In una società che tiene i giovani in panchina – molti né studiano né lavorano – oppure addirittura li scarta o li abbandona ad esperienze pericolose come quelle delle discoteche insicure; in una società in cui i giovani sono sollecitati a vivere né come padri né come madri, né come vergini, siamo noi figure carismatiche e profetiche come Chiara e Francesco, capaci di mostrare la bellezza dell’amore di Cristo e del donarsi a Lui totalmente? Impegniamo i giovani nel rinnovare o nel ricostruire la Chiesa?
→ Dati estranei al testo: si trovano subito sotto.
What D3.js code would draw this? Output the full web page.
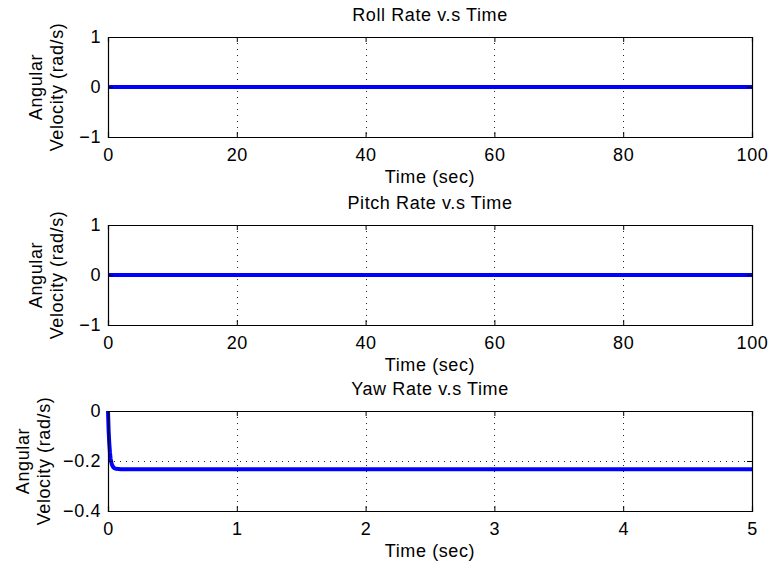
<!DOCTYPE html>
<html>
<head>
<meta charset="utf-8">
<script src="https://cdn.jsdelivr.net/npm/d3@7"></script>
<style>
  body { margin: 0; background: #fff; }
  text { font-family: "Liberation Sans", Arial, Helvetica, sans-serif; fill: #000; letter-spacing: 0.6px; }
</style>
</head>
<body>
<svg id="chart" width="772" height="570"></svg>
<script>
// values
var rollTime = [0, 20, 40, 60, 80, 100];
var rollRate = [0, 0, 0, 0, 0, 0];

var pitchTime = [0, 20, 40, 60, 80, 100];
var pitchRate = [0, 0, 0, 0, 0, 0];

var yawTime = [0, 0.005, 0.01, 0.015, 0.02, 0.025, 0.03, 0.04, 0.05, 0.06, 0.08, 0.1, 0.15, 0.2, 0.5, 1, 2, 3, 4, 5];
var yawRate = [0, -0.08, -0.13, -0.165, -0.19, -0.204, -0.214, -0.224, -0.229, -0.231, -0.232, -0.233, -0.233, -0.233, -0.233, -0.233, -0.233, -0.233, -0.233, -0.233];

var titles = ['Roll Rate v.s Time', 'Pitch Rate v.s Time', 'Yaw Rate v.s Time'];
var xTicks = [[0, 20, 40, 60, 80, 100], [0, 20, 40, 60, 80, 100], [0, 1, 2, 3, 4, 5]];
var yTicks = [[-1, 0, 1], [-1, 0, 1], [-0.4, -0.2, 0]];
var xDomains = [[0, 100], [0, 100], [0, 5]];
var yDomains = [[-1, 1], [-1, 1], [-0.4, 0]];

var svg = d3.select('#chart');
var left = 108, right = 752;
var tops = [37, 225, 411];
var h = 100;
var tickLen = 5;
// ylabel baseline (x) sits further left when tick labels are wider
var ylabX = [42, 42, 29];

var panels = [
  { t: rollTime, v: rollRate },
  { t: pitchTime, v: pitchRate },
  { t: yawTime, v: yawRate }
];

function fmt(d) {
  // matlab style minus sign
  return String(d).replace('-', '\u2212');
}

panels.forEach(function(p, i) {
  var top = tops[i], bottom = top + h;
  var x = d3.scaleLinear().domain(xDomains[i]).range([left, right]);
  var y = d3.scaleLinear().domain(yDomains[i]).range([bottom, top]);
  var g = svg.append('g');

  // dotted grid
  g.selectAll('.vgrid').data(xTicks[i]).enter().append('line')
    .attr('x1', function(d) { return Math.round(x(d)) + 0.5; })
    .attr('x2', function(d) { return Math.round(x(d)) + 0.5; })
    .attr('y1', top).attr('y2', bottom)
    .attr('stroke', '#222').attr('stroke-width', 1)
    .attr('stroke-dasharray', '1,5');
  g.selectAll('.hgrid').data(yTicks[i]).enter().append('line')
    .attr('y1', function(d) { return Math.round(y(d)) + 0.5; })
    .attr('y2', function(d) { return Math.round(y(d)) + 0.5; })
    .attr('x1', left).attr('x2', right)
    .attr('stroke', '#222').attr('stroke-width', 1)
    .attr('stroke-dasharray', '1,5');

  // data line
  var line = d3.line()
    .x(function(d, k) { return x(p.t[k]); })
    .y(function(d) { return y(d); });
  g.append('path')
    .datum(p.v)
    .attr('d', line)
    .attr('fill', 'none')
    .attr('stroke', '#0000ff')
    .attr('stroke-width', 4)
    .attr('stroke-linejoin', 'round');

  // axes with inward ticks on all four sides
  var bottomAx = d3.axisBottom(x).tickValues(xTicks[i]).tickSize(-tickLen).tickPadding(11).tickFormat(fmt);
  var topAx = d3.axisTop(x).tickValues(xTicks[i]).tickSize(-tickLen).tickFormat('');
  var leftAx = d3.axisLeft(y).tickValues(yTicks[i]).tickSize(-tickLen).tickPadding(7).tickFormat(fmt);
  var rightAx = d3.axisRight(y).tickValues(yTicks[i]).tickSize(-tickLen).tickFormat('');

  [[bottomAx, 'translate(0,' + bottom + ')'], [topAx, 'translate(0,' + top + ')'],
   [leftAx, 'translate(' + left + ',0)'], [rightAx, 'translate(' + right + ',0)']].forEach(function(a) {
    var ax = g.append('g').attr('transform', a[1]).call(a[0]);
    ax.select('.domain').attr('stroke', '#000').attr('stroke-width', 1.2);
    ax.selectAll('.tick line').attr('stroke', '#000');
    ax.selectAll('.tick text').attr('font-size', 18).attr('font-family', '"Liberation Sans", Arial, sans-serif').attr('fill', '#000');
  });

  // title
  svg.append('text')
    .attr('x', (left + right) / 2).attr('y', top - 16)
    .attr('text-anchor', 'middle').attr('font-size', 18)
    .text(titles[i]);

  // x label
  svg.append('text')
    .attr('x', (left + right) / 2).attr('y', bottom + 46)
    .attr('text-anchor', 'middle').attr('font-size', 18)
    .text('Time (sec)');

  // y label, two lines
  var ylab = svg.append('text')
    .attr('transform', 'translate(0,' + (top + h / 2) + ') rotate(-90)')
    .attr('text-anchor', 'middle').attr('font-size', 18);
  ylab.append('tspan').attr('x', 0).attr('y', ylabX[i]).text('Angular');
  ylab.append('tspan').attr('x', 0).attr('y', ylabX[i] + 21).text('Velocity (rad/s)');
});
</script>
</body>
</html>
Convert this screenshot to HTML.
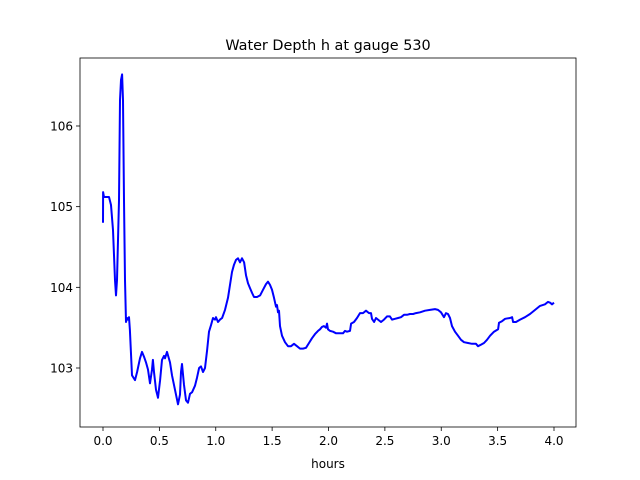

Riconosciamo che, anche noi, nella nostra Diocesi, senza ignorare il bene che si compie e i giovani che con entusiasmo si donano al Signore, abbiamo non solo l’urgenza di riparare i tetti delle chiese, di vendere proprietà per pagare i debiti, ma anche di ricostruire un tessuto comunitario e culturale che si sta sfilacciando e impoverendo: per scarsità di nascite, per calo di vocazioni sia religiose che laicali, per diminuzione di scuole e istituzioni cattoliche, per associazioni ed organizzazioni che perdono di vista la propria identità e funzione in linea con l’ispirazione cristiana, per mancanza di visione, di sguardo verso il futuro? Non abbiamo la necessità di convertirci pastoralmente, pedagogicamente, spiritualmente, come sollecita a fare papa Francesco? Per ritrovare la dolcezza e la pace incredibile dell’essere totalmente di Cristo, per ritrovare slancio missionario e desiderio di essere portatori della sua gioia, guardiamo a santa Chiara, ma anche a santa Umiltà, che le somiglia molto e che è co-patrona della nostra città. Sono i santi che ci aiutano a cambiare la Chiesa e il mondo in meglio, li trasformano in modo duraturo, immettendo le energie che solo l’amore ispirato dal Vangelo può suscitare. I santi sono i nostri grandi benefattori, le nostre guide nel forgiare progetti di rinnovamento spirituale e culturale! Essi sono per noi fonte di gioia e di speranza. Preghiamoli. Chiediamo che ci portino a Gesù!
Nella Solennità di S. Chiara rendiamo grazie al Signore per il dono delle Sorelle Clarisse che continuano la speciale missione dell’umile pianticella di S. Francesco a favore dell’umanità intera. Siano esse fedeli a quello stile di vita che le contraddistingue quali «pellegrine e forestiere in questo mondo»: lo siano con tutte le creature del mondo, come sollecita a fare la lettera enciclica Laudato sì’ di papa Francesco.